Cover crops seeded via aerial application significantly preserve soil and water quality. Applying the seeds aerially without running a tractor through the fields doesn’t compact the soil and provides more aerated conditions for the cover crop seedlings to develop, bind the soil in place and prevent erosion from wind and water runoff.
These crops enrich the soil with essential nutrients and help reduce the need for synthetic fertilizers. They, therefore, mitigate fertilizer runoff and safeguard bodies of water from pollution.
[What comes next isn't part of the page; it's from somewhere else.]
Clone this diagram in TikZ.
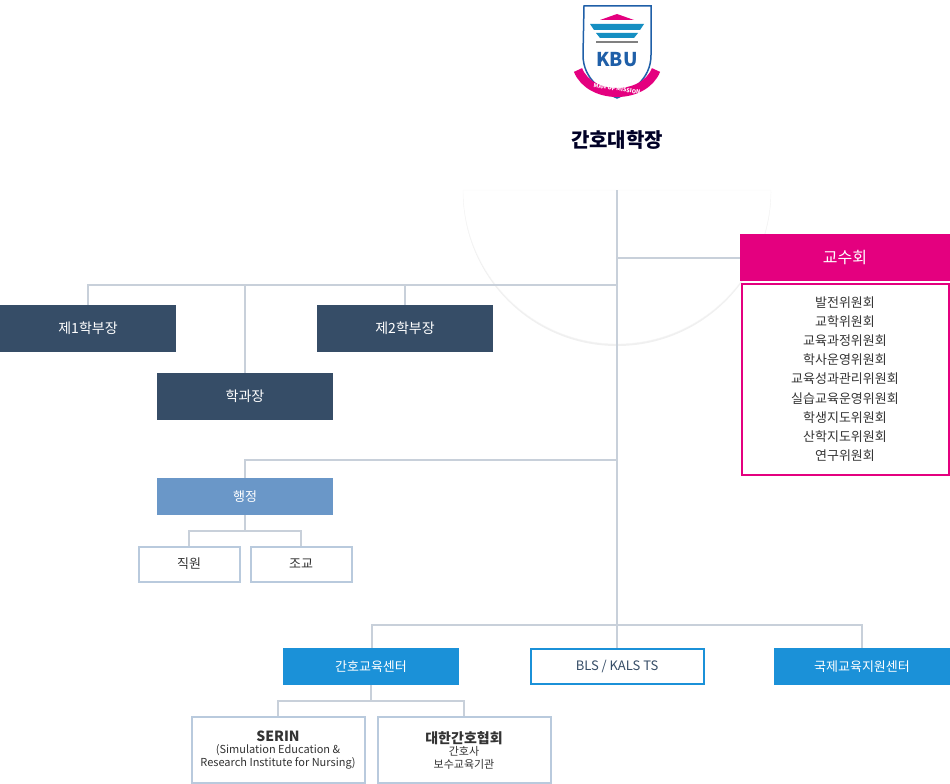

Cover crops also increase the soil’s water-holding capacity, which reduces drought susceptibility. Their foliage provides shading and slows down evaporation rates. When grown with aerial application methods, cover crops can sequester substantial amounts of carbon dioxide. The farmers who plant them may be eligible for tax credits.
The applicator’s role
Aerial applicators can help expand cover crop acreage by facilitating their timely and efficient seeding. This then helps farmers to embrace the practice on a larger scale—enhancing the sustainability of agricultural practices. Numerous academic institutions and government agencies recognize aerial application’s ability to apply seed earlier in the year, which results in better growth and overwintering of cover crops.
Aerial applicators can play a pivotal role in the overall adoption of cover crops. Everyone in agriculture strives toward a more sustainable future, and aerial applicators are a practicing and ready partner in the goal of adopting precision agriculture and environmental stewardship techniques as a part of today’s modern farming practices.